The chancellor will also announce around £200mn to increase the rollout of charge points. The scheme will be extended to 2029/30.
The move marks an attempt to bolster the market for electric vehicles. Sales are rising but remain below the government’s target as it plans to phase out the sale of new petrol and diesel models by 2035.
“I’m optimistic about the future and I want to create the conditions in which we enable business to generate wealth and do as well as humanly possible in the UK,” the prime minister told reporters on Saturday.
Asked what his message was for wealthy Britons considering leaving the UK as a result of higher taxes, Starmer said that “lots of investors are choosing to invest in the UK”.
The FT reported earlier this year that only two EVs would qualify for a £3,750 discount under the government’s £650mn subsidy scheme.
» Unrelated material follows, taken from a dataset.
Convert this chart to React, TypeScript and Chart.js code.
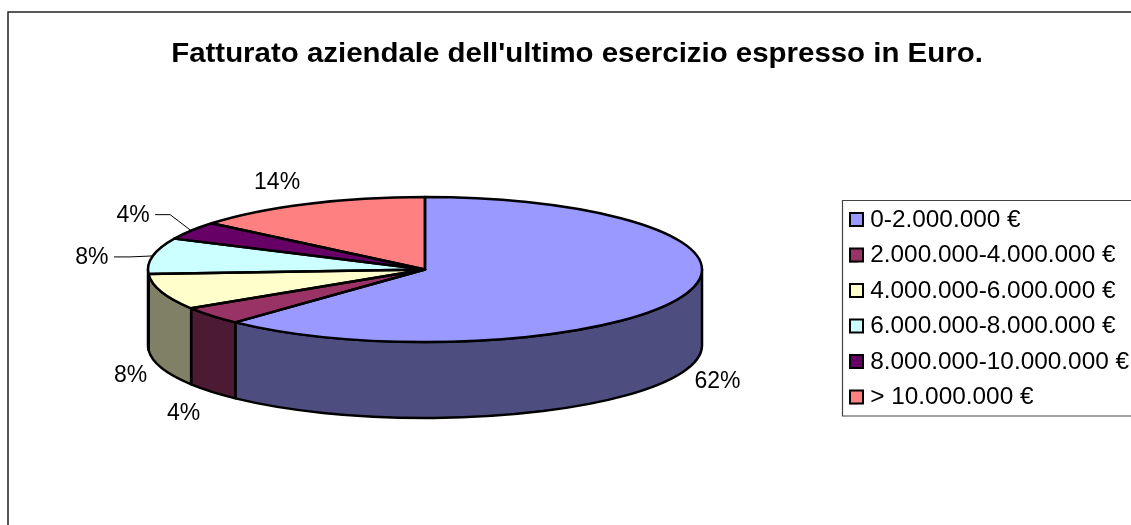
import React, { useEffect, useRef } from "react";
import { Chart, registerables } from "chart.js";

Chart.register(...registerables);

const titleText = "Fatturato aziendale dell'ultimo esercizio espresso in Euro.";
const categories = [
  "0-2.000.000 €",
  "2.000.000-4.000.000 €",
  "4.000.000-6.000.000 €",
  "6.000.000-8.000.000 €",
  "8.000.000-10.000.000 €",
  "> 10.000.000 €",
];
const shares = [62, 4, 8, 8, 4, 14];
const topColors = ["#9999FF", "#993366", "#FFFFCC", "#CCFFFF", "#660066", "#FF8080"];
const wallColors = ["#4D4D80", "#4D1A33", "#808066", "#668080", "#330033", "#804040"];
// label centre relative to the slice's rim midpoint
const labelOffsets = [[35, 85], [-28, 98], [-31, 84], [-61, 2], [-58, -15], [-30, -21]];
const leaderKinks = [null, null, null, [-23, 1], [-21, -16], null];

const FONT = "'Liberation Sans', Arial, sans-serif";
const CX = 425;
const CY = 269.5;
const RX = 277;
const RY = 72.5;
const DEPTH = 76;
const LEGEND_STRETCH = 1.06;
const TITLE_STRETCH = 1.09;
const LEGEND_SIZE = 23;
const LEGEND_PAD = 12.5;
const LEGEND_X = 849;
const LEGEND_Y = 209;
const OUTLINE = 2.5;

const pie3d = {
  id: "pie3d",
  afterLayout(chart: any) {
    const legend = chart.legend;
    const pad = legend.options.labels.padding;
    const w = legend.right - legend.left;
    const h = legend.bottom - legend.top;
    legend.left = LEGEND_X - pad;
    legend.right = legend.left + w;
    legend.top = LEGEND_Y - pad;
    legend.bottom = legend.top + h;
    const title = chart.titleBlock;
    title.left = 577 - 500;
    title.right = 577 + 500;
    if (!chart.$stretched) {
      chart.$stretched = true;
      const wrap = (box: any, ox: number, sx: number) => {
        const orig = box.draw;
        box.draw = function (...args: any[]) {
          const c = chart.ctx;
          c.save();
          c.translate(ox, 0);
          c.scale(sx, 1);
          c.translate(-ox, 0);
          orig.apply(this, args);
          c.restore();
        };
      };
      wrap(legend, LEGEND_X, LEGEND_STRETCH);
      wrap(title, 577, TITLE_STRETCH);
    }
  },
  beforeDraw(chart: any) {
    const c = chart.ctx;
    c.save();
    c.fillStyle = "#fff";
    c.fillRect(0, 0, chart.width, chart.height);
    c.strokeStyle = "#222";
    c.lineWidth = 1.5;
    c.beginPath();
    c.moveTo(8, chart.height);
    c.lineTo(8, 12);
    c.lineTo(chart.width, 12);
    c.stroke();
    c.strokeStyle = "#444";
    c.lineWidth = 1.2;
    c.beginPath();
    c.moveTo(chart.width, 200.5);
    c.lineTo(842.5, 200.5);
    c.lineTo(842.5, 416);
    c.lineTo(chart.width, 416);
    c.stroke();
    c.restore();
  },
  beforeDatasetDraw(chart: any, args: any) {
    const c = chart.ctx;
    const arcs = chart.getDatasetMeta(args.index).data;
    c.save();
    c.lineWidth = OUTLINE;
    c.lineJoin = "round";
    c.strokeStyle = "#000";
    arcs.forEach((arc: any, i: number) => {
      const a0 = Math.max(arc.startAngle, 0);
      const a1 = Math.min(arc.endAngle, Math.PI);
      if (a1 <= a0) return;
      c.beginPath();
      c.ellipse(CX, CY, RX, RY, 0, a0, a1);
      c.lineTo(CX + RX * Math.cos(a1), CY + RY * Math.sin(a1) + DEPTH);
      c.ellipse(CX, CY + DEPTH, RX, RY, 0, a1, a0, true);
      c.closePath();
      c.fillStyle = wallColors[i];
      c.fill();
      c.stroke();
    });
    c.restore();
    const first = arcs[0];
    c.save();
    c.translate(CX, CY);
    c.scale(1, RY / first.outerRadius);
    c.translate(-first.x, -first.y);
  },
  afterDatasetDraw(chart: any, args: any) {
    const c = chart.ctx;
    c.restore();
    const arcs = chart.getDatasetMeta(args.index).data;
    c.save();
    c.lineWidth = OUTLINE;
    c.lineJoin = "round";
    c.strokeStyle = "#000";
    arcs.forEach((arc: any) => {
      c.beginPath();
      c.moveTo(CX, CY);
      c.ellipse(CX, CY, RX, RY, 0, arc.startAngle, arc.endAngle);
      c.closePath();
      c.stroke();
    });
    c.restore();
  },
  afterDraw(chart: any) {
    const c = chart.ctx;
    const arcs = chart.getDatasetMeta(0).data;
    const total = shares.reduce((a, b) => a + b, 0);
    c.save();
    // legend swatches, on top of the narrow native boxes
    c.lineWidth = 2;
    c.strokeStyle = "#000";
    topColors.forEach((color, i) => {
      const yc = LEGEND_Y + i * (LEGEND_SIZE + LEGEND_PAD) + LEGEND_SIZE / 2 - 1;
      c.fillStyle = color;
      c.fillRect(LEGEND_X + 1, yc - 6.5, 13, 13);
      c.strokeRect(LEGEND_X + 1, yc - 6.5, 13, 13);
    });
    c.font = `23px ${FONT}`;
    c.textAlign = "center";
    c.textBaseline = "middle";
    arcs.forEach((arc: any, i: number) => {
      const mid = (arc.startAngle + arc.endAngle) / 2;
      const ax = CX + RX * Math.cos(mid);
      const ay = CY + RY * Math.sin(mid);
      const lx = ax + labelOffsets[i][0];
      const ly = ay + labelOffsets[i][1];
      c.fillStyle = "#000";
      c.fillText(`${Math.round((shares[i] / total) * 100)}%`, lx, ly);
      const kink = leaderKinks[i];
      if (kink) {
        c.strokeStyle = "#000";
        c.lineWidth = 1;
        c.beginPath();
        c.moveTo(lx + 22, ly - 1);
        c.lineTo(ax + kink[0], ay + kink[1]);
        c.lineTo(ax, ay);
        c.stroke();
      }
    });
    c.restore();
  },
};

export default function App() {
  const ref = useRef<HTMLCanvasElement>(null);
  useEffect(() => {
    const chart = new Chart(ref.current as HTMLCanvasElement, {
      type: "pie",
      data: {
        labels: categories,
        datasets: [
          {
            data: shares,
            backgroundColor: topColors,
            borderWidth: 0,
            radius: RX,
            clip: false,
          } as any,
        ],
      },
      options: {
        responsive: false,
        animation: false,
        plugins: {
          tooltip: { enabled: false },
          title: {
            display: true,
            text: titleText,
            color: "#000",
            font: { family: FONT, size: 27, weight: "bold" },
            padding: { top: 38, bottom: 10 },
          },
          legend: {
            display: true,
            position: "right",
            align: "start",
            labels: {
              color: "#000",
              font: { family: FONT, size: LEGEND_SIZE },
              boxWidth: 8.5,
              boxHeight: 13,
              padding: LEGEND_PAD,
              generateLabels: () =>
                categories.map((text, i) => ({
                  text,
                  fillStyle: topColors[i],
                  strokeStyle: "#000",
                  lineWidth: 0,
                  index: i,
                  hidden: false,
                })),
            },
          },
        },
      },
      plugins: [pie3d],
    } as any);
    return () => chart.destroy();
  }, []);
  return (
    <div style={{ position: "absolute", left: 0, top: 0, width: 1131, height: 525, overflow: "hidden", background: "#fff" }}>
      <canvas ref={ref} width={1131} height={525} style={{ display: "block" }} />
    </div>
  );
}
Applications launched in mid-July and run until 2028/29, but car manufacturers had to wait weeks to find out whether their models were eligible.
Starmer will announce on Sunday that Britain will aim to produce more of the raw materials used to make EVs, as well as items such as smartphones and fridges, in a bid to reduce the UK’s reliance on China and shore up the domestic supply chain.
Britain will aim to produce 10 per cent of its raw material needs domestically and 20 per cent through recycling by 2035, he will say. Currently the UK makes just 6 per cent of the critical minerals that it needs, according to government data.
“For too long, Britain has been dependent on a handful of overseas suppliers, leaving our economy and national security exposed to global shocks,” Starmer said. “We are taking decisive action to change that.”
The UK government said it would deploy £50mn to support domestic minerals projects.
The UK is particularly reliant on imports of some critical materials for the production of EVs, wind turbines and F-35 fighter jets. China dominates the production of many of these minerals, from rare earth elements to lithium and nickel.
UK demand for copper — used for electric plugs and car brakes — is set to almost double by 2035, while demand for lithium — used in batteries — will increase by 1,100 per cent, according to government estimates.
Britain has no commercial-scale lithium mines. Cornish Lithium, which has been pushing for the government to set a domestic production target, is aiming to produce 25,000 tonnes a year by 2030.
The government will also consider stockpiling minerals, as the EU is doing.
In the US, the Pentagon has sought to procure up to $1bn-worth of critical minerals for its defence stockpile in recent months.